Third, the optionality. Elon Musk told investors on the Q1 call that “Optimus will be our biggest product, not just Tesla’s biggest product ever, but probably the biggest product ever.” The Fremont line is designed for 1 million robots a year and the Gigafactory Texas line for 10 million. I just need those numbers to be non-zero.
The Risk I Will Not Pretend Away
The valuation is the real problem. A trailing P/E of 345, a PEG of 5.56, and EV/EBITDA of 116 leave no margin for error. Insiders have logged 32 recent transactions with net selling, and Polymarket traders give the Optimus release just a 9% probability by year-end. If FSD takes another year and Optimus slips into 2027, this stock can hurt.

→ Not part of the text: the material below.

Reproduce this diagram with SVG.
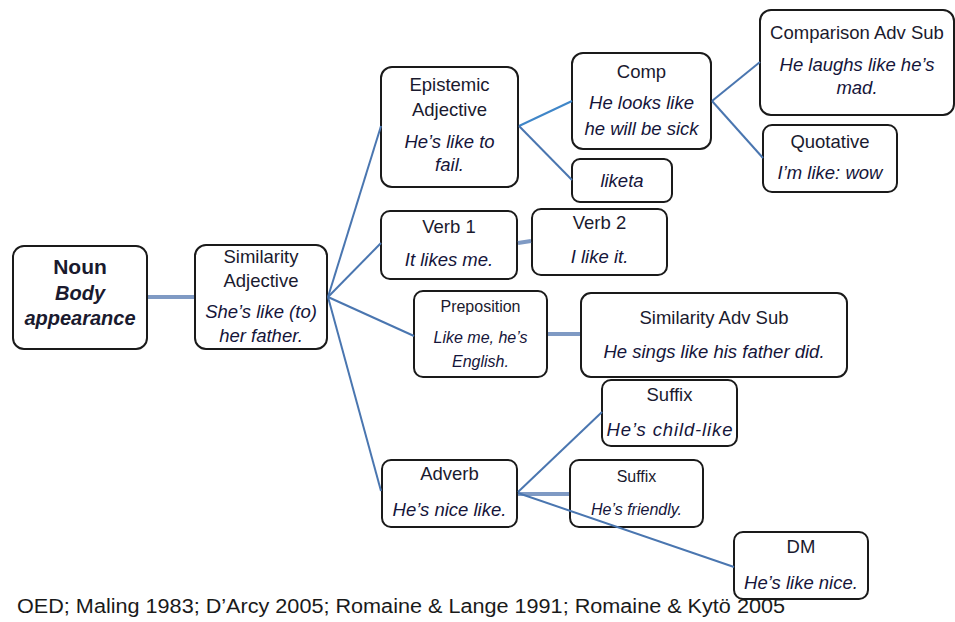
<svg xmlns="http://www.w3.org/2000/svg" width="955" height="622" viewBox="0 0 955 622">
<style>
.box{fill:#fff;stroke:#1a1a1a;stroke-width:2}
text{font-family:"Liberation Sans",Arial,sans-serif;font-size:18.5px;fill:#1a1a2e;text-anchor:middle}
.ex{font-style:italic;fill:#15153a}
.sm{font-size:16px}
.nb{font-weight:bold;font-size:20px}
.c{stroke:#4a76b0;stroke-width:2;fill:none}
.cb{stroke:#3f86c8;stroke-width:2;fill:none}
.t{stroke:#7f9ac4;stroke-width:4;fill:none}
</style>
<rect width="955" height="622" fill="#fff"/>
<g id="noun">
<rect class="box" x="13" y="246" width="134" height="103" rx="11"/>
<text class="nb" x="80" y="274" style="font-size:21px">Noun</text>
<text class="nb" x="80" y="300" style="font-style:italic">Body</text>
<text class="nb" x="80" y="325" style="font-style:italic">appearance</text>
</g>
<g id="similarity-adjective">
<rect class="box" x="195" y="245" width="132" height="104" rx="11"/>
<text x="261" y="263">Similarity</text>
<text x="261" y="287">Adjective</text>
<text class="ex" x="261" y="318">She’s like (to)</text>
<text class="ex" x="261" y="342">her father.</text>
</g>
<g id="epistemic-adjective">
<rect class="box" x="381" y="67" width="137" height="120" rx="11"/>
<text x="449.5" y="91">Epistemic</text>
<text x="449.5" y="116">Adjective</text>
<text class="ex" x="449.5" y="148">He’s like to</text>
<text class="ex" x="449.5" y="171">fail.</text>
</g>
<g id="comp">
<rect class="box" x="572" y="53" width="139" height="96" rx="11"/>
<text x="641.5" y="78">Comp</text>
<text class="ex" x="641.5" y="109">He looks like</text>
<text class="ex" x="641.5" y="135">he will be sick</text>
</g>
<g id="liketa">
<rect class="box" x="572" y="159" width="100" height="43" rx="8"/>
<text class="ex" x="622" y="187">liketa</text>
</g>
<g id="comparison-adv-sub">
<rect class="box" x="760" y="10" width="194" height="105" rx="11"/>
<text x="857" y="39">Comparison Adv Sub</text>
<text class="ex" x="857" y="71">He laughs like he’s</text>
<text class="ex" x="857" y="94">mad.</text>
</g>
<g id="quotative">
<rect class="box" x="763" y="125" width="134" height="67" rx="9"/>
<text x="830" y="148">Quotative</text>
<text class="ex" x="830" y="179">I’m like: wow</text>
</g>
<g id="verb-1">
<rect class="box" x="381" y="211" width="136" height="68" rx="9"/>
<text x="449" y="233">Verb 1</text>
<text class="ex" x="449" y="266">It likes me.</text>
</g>
<g id="verb-2">
<rect class="box" x="532" y="209" width="135" height="66" rx="9"/>
<text x="599.5" y="229">Verb 2</text>
<text class="ex" x="599.5" y="263">I like it.</text>
</g>
<g id="preposition">
<rect class="box" x="414" y="291" width="133" height="86" rx="9"/>
<text class="sm" x="480.5" y="312">Preposition</text>
<text class="ex sm" x="480.5" y="343">Like me, he’s</text>
<text class="ex sm" x="480.5" y="367">English.</text>
</g>
<g id="similarity-adv-sub">
<rect class="box" x="581" y="293" width="266" height="84" rx="10"/>
<text x="714" y="324">Similarity Adv Sub</text>
<text class="ex" x="714" y="358">He sings like his father did.</text>
</g>
<g id="suffix-1">
<rect class="box" x="602" y="380" width="135" height="66" rx="9"/>
<text x="669.5" y="401">Suffix</text>
<text class="ex" x="669.5" y="436" textLength="126" lengthAdjust="spacing">He’s child-like</text>
</g>
<g id="adverb">
<rect class="box" x="382" y="460" width="135" height="67" rx="9"/>
<text x="449.5" y="480">Adverb</text>
<text class="ex" x="449.5" y="516">He’s nice like.</text>
</g>
<g id="suffix-2">
<rect class="box" x="570" y="460" width="133" height="67" rx="9"/>
<text class="sm" x="636.5" y="482">Suffix</text>
<text class="ex sm" x="636.5" y="515">He’s friendly.</text>
</g>
<g id="dm">
<rect class="box" x="734" y="532" width="134" height="67" rx="9"/>
<text x="801" y="553">DM</text>
<text class="ex" x="801" y="589">He’s like nice.</text>
</g>
<g id="connectors">
<line class="t" x1="148" y1="297" x2="194" y2="297"/>
<line class="c" x1="328" y1="297" x2="381" y2="126"/>
<line class="c" x1="328" y1="297" x2="381" y2="243"/>
<line class="c" x1="328" y1="297" x2="414" y2="336"/>
<line class="c" x1="328" y1="297" x2="381" y2="491"/>
<line class="cb" x1="519" y1="126" x2="572" y2="101"/>
<line class="c" x1="519" y1="126" x2="572" y2="180"/>
<line class="c" x1="712" y1="101" x2="760" y2="62"/>
<line class="c" x1="712" y1="101" x2="763" y2="158"/>
<line class="t" x1="518" y1="243" x2="531" y2="241"/>
<line class="t" x1="548" y1="334" x2="580" y2="334"/>
<line class="c" x1="518" y1="492" x2="602" y2="412"/>
<line class="t" x1="518" y1="494" x2="569" y2="494"/>
<line class="c" x1="518" y1="493" x2="734" y2="567"/>
</g>
<text x="17" y="613" textLength="768" lengthAdjust="spacingAndGlyphs" style="text-anchor:start;font-size:20px;fill:#1a1a1a">OED; Maling 1983; D’Arcy 2005; Romaine &amp; Lange 1991; Romaine &amp; Kytö 2005</text>
</svg>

What keeps me buying anyway is that the multiple is pricing the AI factory, and that AI factory is being built with real capex. CapEx is running at over $25 billion for 2026, R&D was $1.95 billion in Q1, and the AI5 chip taped out in April 2026. Every dollar of that spend is visible in the filings.
Why The Buy Button Stays Active
Wall Street is split for a reason. 23 analysts rate Tesla a Buy and 24 do not, with a consensus target of $421.16 against today’s $379.71.
Ten-year holders are sitting on a 2,722.56% gain through every cycle of doubt. I am buying the company that funds its own future in cash, sells its software to over a million paying drivers, and has already built the line for the robot. The next decade just has to rhyme with the last.